• **Data lines**:
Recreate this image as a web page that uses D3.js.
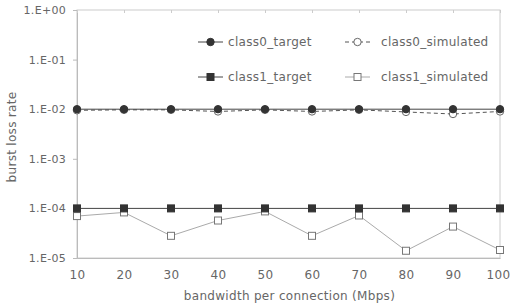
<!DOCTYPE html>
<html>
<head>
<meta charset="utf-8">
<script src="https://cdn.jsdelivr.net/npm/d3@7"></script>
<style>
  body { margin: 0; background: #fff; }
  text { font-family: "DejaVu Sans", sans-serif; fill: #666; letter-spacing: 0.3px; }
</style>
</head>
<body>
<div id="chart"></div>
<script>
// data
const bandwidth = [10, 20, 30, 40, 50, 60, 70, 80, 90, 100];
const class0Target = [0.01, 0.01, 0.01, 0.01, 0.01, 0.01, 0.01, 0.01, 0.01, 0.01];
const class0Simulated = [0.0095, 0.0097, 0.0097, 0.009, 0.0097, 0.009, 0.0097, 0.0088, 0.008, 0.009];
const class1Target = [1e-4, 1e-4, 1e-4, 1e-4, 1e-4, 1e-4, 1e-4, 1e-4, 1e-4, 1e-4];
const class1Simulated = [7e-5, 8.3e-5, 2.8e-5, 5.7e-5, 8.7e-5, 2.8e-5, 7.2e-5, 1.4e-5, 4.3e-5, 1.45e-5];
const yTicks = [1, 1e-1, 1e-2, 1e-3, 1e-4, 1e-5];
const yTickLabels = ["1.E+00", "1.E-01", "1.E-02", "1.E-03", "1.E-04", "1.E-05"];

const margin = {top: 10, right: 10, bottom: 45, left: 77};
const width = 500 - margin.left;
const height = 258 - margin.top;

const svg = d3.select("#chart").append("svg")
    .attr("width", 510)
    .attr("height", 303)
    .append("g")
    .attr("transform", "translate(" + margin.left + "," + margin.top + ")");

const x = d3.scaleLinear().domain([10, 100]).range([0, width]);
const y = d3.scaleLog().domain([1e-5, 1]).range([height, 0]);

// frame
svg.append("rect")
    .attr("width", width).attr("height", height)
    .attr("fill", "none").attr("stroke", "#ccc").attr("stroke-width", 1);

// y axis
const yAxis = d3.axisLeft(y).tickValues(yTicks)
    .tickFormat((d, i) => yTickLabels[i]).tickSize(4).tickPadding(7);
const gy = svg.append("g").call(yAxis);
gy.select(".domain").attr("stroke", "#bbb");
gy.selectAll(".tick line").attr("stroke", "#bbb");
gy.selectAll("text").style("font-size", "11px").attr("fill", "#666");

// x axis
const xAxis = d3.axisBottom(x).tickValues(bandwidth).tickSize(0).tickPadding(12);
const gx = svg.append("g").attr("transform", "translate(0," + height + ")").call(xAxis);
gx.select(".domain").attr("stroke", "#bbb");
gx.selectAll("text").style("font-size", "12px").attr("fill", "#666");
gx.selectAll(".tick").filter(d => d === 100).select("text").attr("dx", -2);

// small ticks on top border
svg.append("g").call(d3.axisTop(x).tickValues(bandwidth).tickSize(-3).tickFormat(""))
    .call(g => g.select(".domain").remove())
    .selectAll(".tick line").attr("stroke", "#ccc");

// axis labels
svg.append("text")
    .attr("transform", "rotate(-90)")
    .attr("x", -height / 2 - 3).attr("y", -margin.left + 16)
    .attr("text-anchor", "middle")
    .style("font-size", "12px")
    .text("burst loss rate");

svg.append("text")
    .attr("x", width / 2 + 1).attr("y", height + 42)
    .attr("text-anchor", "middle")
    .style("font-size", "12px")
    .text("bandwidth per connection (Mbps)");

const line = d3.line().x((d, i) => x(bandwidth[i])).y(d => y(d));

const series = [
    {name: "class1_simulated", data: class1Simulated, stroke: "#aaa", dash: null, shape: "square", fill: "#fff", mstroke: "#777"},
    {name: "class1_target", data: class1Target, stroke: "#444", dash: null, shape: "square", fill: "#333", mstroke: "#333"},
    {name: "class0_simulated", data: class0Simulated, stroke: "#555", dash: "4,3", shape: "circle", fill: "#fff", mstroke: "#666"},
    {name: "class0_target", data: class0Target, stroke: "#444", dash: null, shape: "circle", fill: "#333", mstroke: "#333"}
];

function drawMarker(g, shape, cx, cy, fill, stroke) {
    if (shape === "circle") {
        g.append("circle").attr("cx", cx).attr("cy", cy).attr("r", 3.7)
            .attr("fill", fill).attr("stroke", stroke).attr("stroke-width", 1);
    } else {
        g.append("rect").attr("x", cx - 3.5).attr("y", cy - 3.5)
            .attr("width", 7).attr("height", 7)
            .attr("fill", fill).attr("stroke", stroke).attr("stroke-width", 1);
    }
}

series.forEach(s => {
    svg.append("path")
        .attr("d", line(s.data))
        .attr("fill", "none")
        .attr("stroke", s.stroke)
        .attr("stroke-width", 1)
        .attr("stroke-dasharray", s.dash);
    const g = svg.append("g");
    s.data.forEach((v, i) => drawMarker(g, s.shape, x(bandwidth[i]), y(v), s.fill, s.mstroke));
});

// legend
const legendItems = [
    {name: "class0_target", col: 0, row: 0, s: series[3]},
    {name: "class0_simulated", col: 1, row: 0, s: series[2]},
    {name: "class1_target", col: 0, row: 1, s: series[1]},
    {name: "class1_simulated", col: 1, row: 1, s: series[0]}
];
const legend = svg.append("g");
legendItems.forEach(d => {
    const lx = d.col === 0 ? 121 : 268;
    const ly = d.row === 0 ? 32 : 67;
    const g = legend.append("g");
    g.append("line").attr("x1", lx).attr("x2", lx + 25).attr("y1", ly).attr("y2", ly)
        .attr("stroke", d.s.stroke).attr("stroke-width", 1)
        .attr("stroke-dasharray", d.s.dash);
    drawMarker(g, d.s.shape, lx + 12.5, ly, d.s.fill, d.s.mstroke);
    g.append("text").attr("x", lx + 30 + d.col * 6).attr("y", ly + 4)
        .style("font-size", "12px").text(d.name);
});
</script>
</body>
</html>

• **Task statement**: Repeat the material above verbatim, with no pictures in the output.

• **Response for this exercise**:
Recreate this image as a web page that uses D3.js.
<!DOCTYPE html>
<html>
<head>
<meta charset="utf-8">
<script src="https://cdn.jsdelivr.net/npm/d3@7"></script>
<style>
  body { margin: 0; background: #fff; }
  text { font-family: "DejaVu Sans", sans-serif; fill: #666; letter-spacing: 0.3px; }
</style>
</head>
<body>
<div id="chart"></div>
<script>
// data
const bandwidth = [10, 20, 30, 40, 50, 60, 70, 80, 90, 100];
const class0Target = [0.01, 0.01, 0.01, 0.01, 0.01, 0.01, 0.01, 0.01, 0.01, 0.01];
const class0Simulated = [0.0095, 0.0097, 0.0097, 0.009, 0.0097, 0.009, 0.0097, 0.0088, 0.008, 0.009];
const class1Target = [1e-4, 1e-4, 1e-4, 1e-4, 1e-4, 1e-4, 1e-4, 1e-4, 1e-4, 1e-4];
const class1Simulated = [7e-5, 8.3e-5, 2.8e-5, 5.7e-5, 8.7e-5, 2.8e-5, 7.2e-5, 1.4e-5, 4.3e-5, 1.45e-5];
const yTicks = [1, 1e-1, 1e-2, 1e-3, 1e-4, 1e-5];
const yTickLabels = ["1.E+00", "1.E-01", "1.E-02", "1.E-03", "1.E-04", "1.E-05"];

const margin = {top: 10, right: 10, bottom: 45, left: 77};
const width = 500 - margin.left;
const height = 258 - margin.top;

const svg = d3.select("#chart").append("svg")
    .attr("width", 510)
    .attr("height", 303)
    .append("g")
    .attr("transform", "translate(" + margin.left + "," + margin.top + ")");

const x = d3.scaleLinear().domain([10, 100]).range([0, width]);
const y = d3.scaleLog().domain([1e-5, 1]).range([height, 0]);

// frame
svg.append("rect")
    .attr("width", width).attr("height", height)
    .attr("fill", "none").attr("stroke", "#ccc").attr("stroke-width", 1);

// y axis
const yAxis = d3.axisLeft(y).tickValues(yTicks)
    .tickFormat((d, i) => yTickLabels[i]).tickSize(4).tickPadding(7);
const gy = svg.append("g").call(yAxis);
gy.select(".domain").attr("stroke", "#bbb");
gy.selectAll(".tick line").attr("stroke", "#bbb");
gy.selectAll("text").style("font-size", "11px").attr("fill", "#666");

// x axis
const xAxis = d3.axisBottom(x).tickValues(bandwidth).tickSize(0).tickPadding(12);
const gx = svg.append("g").attr("transform", "translate(0," + height + ")").call(xAxis);
gx.select(".domain").attr("stroke", "#bbb");
gx.selectAll("text").style("font-size", "12px").attr("fill", "#666");
gx.selectAll(".tick").filter(d => d === 100).select("text").attr("dx", -2);

// small ticks on top border
svg.append("g").call(d3.axisTop(x).tickValues(bandwidth).tickSize(-3).tickFormat(""))
    .call(g => g.select(".domain").remove())
    .selectAll(".tick line").attr("stroke", "#ccc");

// axis labels
svg.append("text")
    .attr("transform", "rotate(-90)")
    .attr("x", -height / 2 - 3).attr("y", -margin.left + 16)
    .attr("text-anchor", "middle")
    .style("font-size", "12px")
    .text("burst loss rate");

svg.append("text")
    .attr("x", width / 2 + 1).attr("y", height + 42)
    .attr("text-anchor", "middle")
    .style("font-size", "12px")
    .text("bandwidth per connection (Mbps)");

const line = d3.line().x((d, i) => x(bandwidth[i])).y(d => y(d));

const series = [
    {name: "class1_simulated", data: class1Simulated, stroke: "#aaa", dash: null, shape: "square", fill: "#fff", mstroke: "#777"},
    {name: "class1_target", data: class1Target, stroke: "#444", dash: null, shape: "square", fill: "#333", mstroke: "#333"},
    {name: "class0_simulated", data: class0Simulated, stroke: "#555", dash: "4,3", shape: "circle", fill: "#fff", mstroke: "#666"},
    {name: "class0_target", data: class0Target, stroke: "#444", dash: null, shape: "circle", fill: "#333", mstroke: "#333"}
];

function drawMarker(g, shape, cx, cy, fill, stroke) {
    if (shape === "circle") {
        g.append("circle").attr("cx", cx).attr("cy", cy).attr("r", 3.7)
            .attr("fill", fill).attr("stroke", stroke).attr("stroke-width", 1);
    } else {
        g.append("rect").attr("x", cx - 3.5).attr("y", cy - 3.5)
            .attr("width", 7).attr("height", 7)
            .attr("fill", fill).attr("stroke", stroke).attr("stroke-width", 1);
    }
}

series.forEach(s => {
    svg.append("path")
        .attr("d", line(s.data))
        .attr("fill", "none")
        .attr("stroke", s.stroke)
        .attr("stroke-width", 1)
        .attr("stroke-dasharray", s.dash);
    const g = svg.append("g");
    s.data.forEach((v, i) => drawMarker(g, s.shape, x(bandwidth[i]), y(v), s.fill, s.mstroke));
});

// legend
const legendItems = [
    {name: "class0_target", col: 0, row: 0, s: series[3]},
    {name: "class0_simulated", col: 1, row: 0, s: series[2]},
    {name: "class1_target", col: 0, row: 1, s: series[1]},
    {name: "class1_simulated", col: 1, row: 1, s: series[0]}
];
const legend = svg.append("g");
legendItems.forEach(d => {
    const lx = d.col === 0 ? 121 : 268;
    const ly = d.row === 0 ? 32 : 67;
    const g = legend.append("g");
    g.append("line").attr("x1", lx).attr("x2", lx + 25).attr("y1", ly).attr("y2", ly)
        .attr("stroke", d.s.stroke).attr("stroke-width", 1)
        .attr("stroke-dasharray", d.s.dash);
    drawMarker(g, d.s.shape, lx + 12.5, ly, d.s.fill, d.s.mstroke);
    g.append("text").attr("x", lx + 30 + d.col * 6).attr("y", ly + 4)
        .style("font-size", "12px").text(d.name);
});
</script>
</body>
</html>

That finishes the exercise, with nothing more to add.